WORK TO DO: Copy, from the entries below, each line in which the string "this" appears.

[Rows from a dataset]

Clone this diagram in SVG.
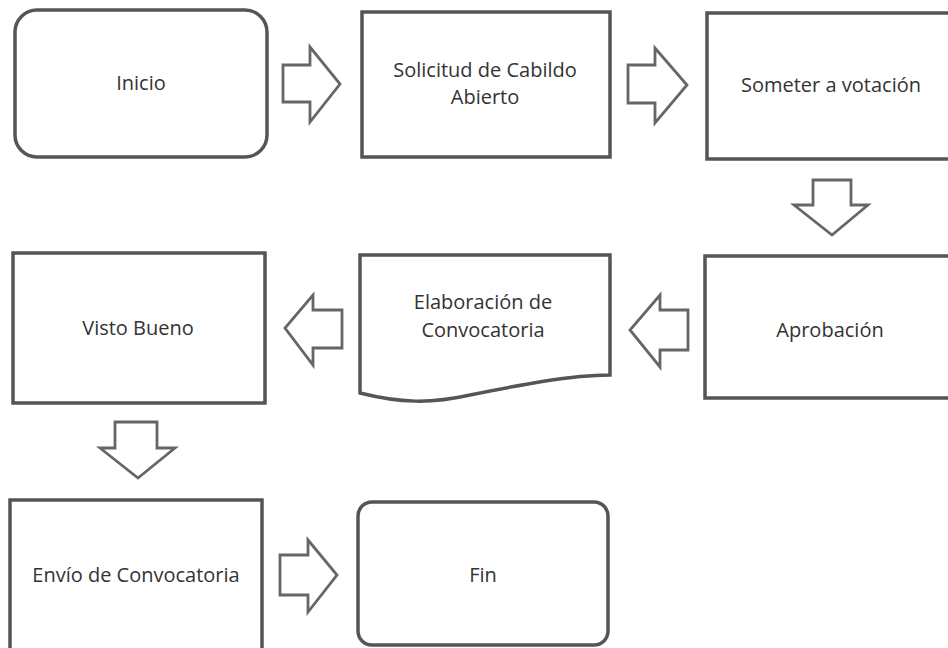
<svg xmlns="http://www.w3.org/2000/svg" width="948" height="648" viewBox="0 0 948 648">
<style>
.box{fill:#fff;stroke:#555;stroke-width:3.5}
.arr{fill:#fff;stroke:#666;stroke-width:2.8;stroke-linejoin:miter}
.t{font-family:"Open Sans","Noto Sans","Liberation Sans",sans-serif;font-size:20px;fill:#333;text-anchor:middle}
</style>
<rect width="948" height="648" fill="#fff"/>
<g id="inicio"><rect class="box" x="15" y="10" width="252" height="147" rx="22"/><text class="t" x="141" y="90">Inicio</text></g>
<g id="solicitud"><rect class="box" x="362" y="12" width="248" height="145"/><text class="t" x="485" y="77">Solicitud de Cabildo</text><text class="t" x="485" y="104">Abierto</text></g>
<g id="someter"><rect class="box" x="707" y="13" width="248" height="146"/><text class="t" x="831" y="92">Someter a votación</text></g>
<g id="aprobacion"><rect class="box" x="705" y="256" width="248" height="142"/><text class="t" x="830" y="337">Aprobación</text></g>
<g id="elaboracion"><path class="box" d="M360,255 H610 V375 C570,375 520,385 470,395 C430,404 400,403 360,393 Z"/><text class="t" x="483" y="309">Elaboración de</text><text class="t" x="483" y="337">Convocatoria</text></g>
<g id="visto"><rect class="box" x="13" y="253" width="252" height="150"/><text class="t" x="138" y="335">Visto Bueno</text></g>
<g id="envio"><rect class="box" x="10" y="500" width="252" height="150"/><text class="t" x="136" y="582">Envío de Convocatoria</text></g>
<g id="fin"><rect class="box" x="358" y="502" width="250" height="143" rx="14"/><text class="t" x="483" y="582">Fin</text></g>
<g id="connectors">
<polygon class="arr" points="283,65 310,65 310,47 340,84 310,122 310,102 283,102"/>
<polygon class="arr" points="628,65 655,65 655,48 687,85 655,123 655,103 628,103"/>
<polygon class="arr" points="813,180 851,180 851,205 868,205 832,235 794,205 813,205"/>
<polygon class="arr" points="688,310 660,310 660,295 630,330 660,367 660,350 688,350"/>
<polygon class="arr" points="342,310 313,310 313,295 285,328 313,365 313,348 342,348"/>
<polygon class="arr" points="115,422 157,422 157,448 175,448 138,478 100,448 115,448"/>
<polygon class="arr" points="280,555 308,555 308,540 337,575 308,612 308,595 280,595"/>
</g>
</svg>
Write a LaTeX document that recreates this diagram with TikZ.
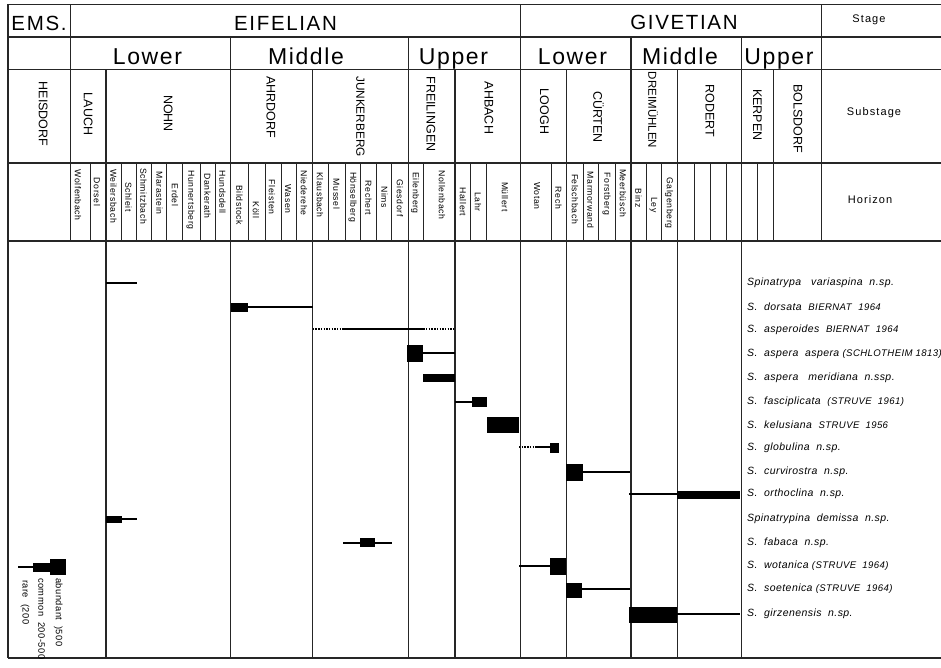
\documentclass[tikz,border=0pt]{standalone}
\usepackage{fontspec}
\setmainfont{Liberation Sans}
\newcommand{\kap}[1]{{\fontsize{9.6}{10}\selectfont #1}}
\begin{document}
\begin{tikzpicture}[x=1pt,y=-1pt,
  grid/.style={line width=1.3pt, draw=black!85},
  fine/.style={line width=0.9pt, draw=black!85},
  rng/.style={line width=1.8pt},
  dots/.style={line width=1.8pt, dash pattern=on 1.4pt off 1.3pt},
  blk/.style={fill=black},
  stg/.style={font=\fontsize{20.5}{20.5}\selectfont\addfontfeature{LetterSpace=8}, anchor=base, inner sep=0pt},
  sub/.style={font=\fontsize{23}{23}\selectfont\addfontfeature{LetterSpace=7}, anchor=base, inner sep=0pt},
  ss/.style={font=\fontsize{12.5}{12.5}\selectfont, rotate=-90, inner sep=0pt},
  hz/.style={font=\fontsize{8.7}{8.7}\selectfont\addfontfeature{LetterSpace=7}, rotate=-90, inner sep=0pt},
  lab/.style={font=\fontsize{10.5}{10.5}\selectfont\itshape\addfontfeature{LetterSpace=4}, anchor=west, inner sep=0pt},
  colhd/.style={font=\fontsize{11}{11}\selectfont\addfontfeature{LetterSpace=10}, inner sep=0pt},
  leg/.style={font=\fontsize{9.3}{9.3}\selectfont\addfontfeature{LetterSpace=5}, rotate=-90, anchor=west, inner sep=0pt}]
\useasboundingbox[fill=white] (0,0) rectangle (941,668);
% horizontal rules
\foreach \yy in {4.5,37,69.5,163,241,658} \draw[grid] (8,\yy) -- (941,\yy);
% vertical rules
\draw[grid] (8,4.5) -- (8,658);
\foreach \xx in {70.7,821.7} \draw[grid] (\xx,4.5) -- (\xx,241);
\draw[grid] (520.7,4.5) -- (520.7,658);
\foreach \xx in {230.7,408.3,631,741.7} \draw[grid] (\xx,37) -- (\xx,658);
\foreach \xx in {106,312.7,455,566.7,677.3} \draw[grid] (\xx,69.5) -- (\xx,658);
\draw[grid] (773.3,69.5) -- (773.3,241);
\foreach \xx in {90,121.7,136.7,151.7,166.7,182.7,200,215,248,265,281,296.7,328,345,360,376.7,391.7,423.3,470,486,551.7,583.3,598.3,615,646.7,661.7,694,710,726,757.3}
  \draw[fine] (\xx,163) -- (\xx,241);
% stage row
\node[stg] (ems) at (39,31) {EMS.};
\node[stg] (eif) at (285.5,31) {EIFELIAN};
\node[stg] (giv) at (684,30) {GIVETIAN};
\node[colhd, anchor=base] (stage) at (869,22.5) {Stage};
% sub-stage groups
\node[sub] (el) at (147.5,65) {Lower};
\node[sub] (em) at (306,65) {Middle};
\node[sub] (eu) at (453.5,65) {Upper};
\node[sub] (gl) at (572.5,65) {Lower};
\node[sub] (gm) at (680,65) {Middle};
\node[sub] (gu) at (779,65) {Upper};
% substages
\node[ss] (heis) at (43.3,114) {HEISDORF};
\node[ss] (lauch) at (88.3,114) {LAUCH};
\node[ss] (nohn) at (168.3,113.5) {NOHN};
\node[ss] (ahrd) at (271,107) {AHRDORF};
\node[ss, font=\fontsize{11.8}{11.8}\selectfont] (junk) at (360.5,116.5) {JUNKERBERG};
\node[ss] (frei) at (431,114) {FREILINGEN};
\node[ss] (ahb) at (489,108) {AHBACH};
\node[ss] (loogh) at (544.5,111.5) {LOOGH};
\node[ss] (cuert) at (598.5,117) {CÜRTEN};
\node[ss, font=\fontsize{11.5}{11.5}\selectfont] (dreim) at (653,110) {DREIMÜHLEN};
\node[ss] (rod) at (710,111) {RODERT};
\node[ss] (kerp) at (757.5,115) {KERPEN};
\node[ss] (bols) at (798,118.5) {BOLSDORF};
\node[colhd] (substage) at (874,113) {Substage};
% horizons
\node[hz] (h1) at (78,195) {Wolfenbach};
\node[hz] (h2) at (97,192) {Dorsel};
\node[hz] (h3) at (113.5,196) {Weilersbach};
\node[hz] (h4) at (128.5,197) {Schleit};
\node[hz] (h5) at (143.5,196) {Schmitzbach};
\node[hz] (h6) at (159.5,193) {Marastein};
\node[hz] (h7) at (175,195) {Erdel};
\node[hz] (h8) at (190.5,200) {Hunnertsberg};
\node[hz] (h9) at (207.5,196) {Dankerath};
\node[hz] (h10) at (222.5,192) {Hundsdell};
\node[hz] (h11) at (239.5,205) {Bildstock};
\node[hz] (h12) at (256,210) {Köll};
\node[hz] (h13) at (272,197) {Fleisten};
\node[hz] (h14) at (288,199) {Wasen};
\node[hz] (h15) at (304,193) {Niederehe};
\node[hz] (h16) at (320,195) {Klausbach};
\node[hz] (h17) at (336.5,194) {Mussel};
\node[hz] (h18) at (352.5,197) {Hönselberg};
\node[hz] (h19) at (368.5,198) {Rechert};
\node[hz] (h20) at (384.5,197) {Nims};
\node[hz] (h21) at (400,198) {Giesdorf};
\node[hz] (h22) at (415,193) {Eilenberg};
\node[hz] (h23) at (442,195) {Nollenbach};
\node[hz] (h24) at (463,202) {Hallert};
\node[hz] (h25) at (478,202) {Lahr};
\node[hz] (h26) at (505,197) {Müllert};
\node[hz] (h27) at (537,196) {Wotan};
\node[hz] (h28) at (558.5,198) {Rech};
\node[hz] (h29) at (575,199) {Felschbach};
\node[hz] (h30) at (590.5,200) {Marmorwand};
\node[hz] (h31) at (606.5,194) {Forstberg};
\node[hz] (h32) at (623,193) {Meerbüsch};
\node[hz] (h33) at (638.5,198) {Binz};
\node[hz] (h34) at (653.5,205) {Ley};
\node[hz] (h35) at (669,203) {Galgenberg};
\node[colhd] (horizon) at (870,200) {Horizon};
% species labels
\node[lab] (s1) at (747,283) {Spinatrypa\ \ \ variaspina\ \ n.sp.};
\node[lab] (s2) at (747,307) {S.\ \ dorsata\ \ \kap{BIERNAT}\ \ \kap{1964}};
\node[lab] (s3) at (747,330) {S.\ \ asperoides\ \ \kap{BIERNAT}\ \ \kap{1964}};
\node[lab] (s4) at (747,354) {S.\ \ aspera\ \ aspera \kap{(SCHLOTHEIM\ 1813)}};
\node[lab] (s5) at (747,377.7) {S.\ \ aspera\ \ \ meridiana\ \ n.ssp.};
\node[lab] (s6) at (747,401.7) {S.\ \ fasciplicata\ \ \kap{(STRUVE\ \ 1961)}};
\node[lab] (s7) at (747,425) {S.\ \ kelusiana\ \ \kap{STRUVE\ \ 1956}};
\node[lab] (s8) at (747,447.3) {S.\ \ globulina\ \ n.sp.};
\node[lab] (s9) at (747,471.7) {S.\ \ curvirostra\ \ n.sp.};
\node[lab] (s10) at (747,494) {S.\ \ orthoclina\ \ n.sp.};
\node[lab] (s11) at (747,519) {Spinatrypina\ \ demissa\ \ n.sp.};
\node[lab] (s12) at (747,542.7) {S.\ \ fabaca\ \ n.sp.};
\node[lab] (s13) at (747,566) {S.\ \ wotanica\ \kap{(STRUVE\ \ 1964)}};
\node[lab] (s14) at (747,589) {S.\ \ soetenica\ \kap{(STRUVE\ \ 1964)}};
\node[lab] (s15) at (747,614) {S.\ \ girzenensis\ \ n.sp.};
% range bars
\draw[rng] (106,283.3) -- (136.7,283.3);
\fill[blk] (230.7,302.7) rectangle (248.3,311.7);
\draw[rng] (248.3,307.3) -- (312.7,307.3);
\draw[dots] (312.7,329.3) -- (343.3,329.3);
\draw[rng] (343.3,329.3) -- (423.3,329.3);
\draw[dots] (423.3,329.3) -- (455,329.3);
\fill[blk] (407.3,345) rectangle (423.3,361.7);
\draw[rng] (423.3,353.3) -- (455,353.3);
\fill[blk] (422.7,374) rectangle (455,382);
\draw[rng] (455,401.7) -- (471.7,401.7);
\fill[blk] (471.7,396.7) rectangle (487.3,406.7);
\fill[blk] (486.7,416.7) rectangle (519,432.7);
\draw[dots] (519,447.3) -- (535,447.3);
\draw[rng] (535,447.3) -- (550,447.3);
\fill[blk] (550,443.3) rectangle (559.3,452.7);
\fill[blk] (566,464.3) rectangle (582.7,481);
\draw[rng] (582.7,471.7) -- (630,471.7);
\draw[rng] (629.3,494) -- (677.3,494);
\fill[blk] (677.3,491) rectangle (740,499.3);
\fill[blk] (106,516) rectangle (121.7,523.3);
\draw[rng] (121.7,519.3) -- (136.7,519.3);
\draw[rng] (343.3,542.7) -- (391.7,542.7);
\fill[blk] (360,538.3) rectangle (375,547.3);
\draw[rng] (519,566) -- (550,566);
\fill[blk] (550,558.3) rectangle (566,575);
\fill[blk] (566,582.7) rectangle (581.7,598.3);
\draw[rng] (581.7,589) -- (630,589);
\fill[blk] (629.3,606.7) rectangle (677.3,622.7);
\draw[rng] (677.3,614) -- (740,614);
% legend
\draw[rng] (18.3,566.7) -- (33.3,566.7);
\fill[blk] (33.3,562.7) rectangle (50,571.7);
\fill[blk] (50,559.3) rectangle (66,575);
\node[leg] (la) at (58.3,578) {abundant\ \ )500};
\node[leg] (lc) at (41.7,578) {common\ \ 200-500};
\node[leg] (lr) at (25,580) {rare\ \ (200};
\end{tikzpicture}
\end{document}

COMPLETE OUTPUT:
Clone this diagram in SVG.
Write a LaTeX document that recreates this diagram with TikZ.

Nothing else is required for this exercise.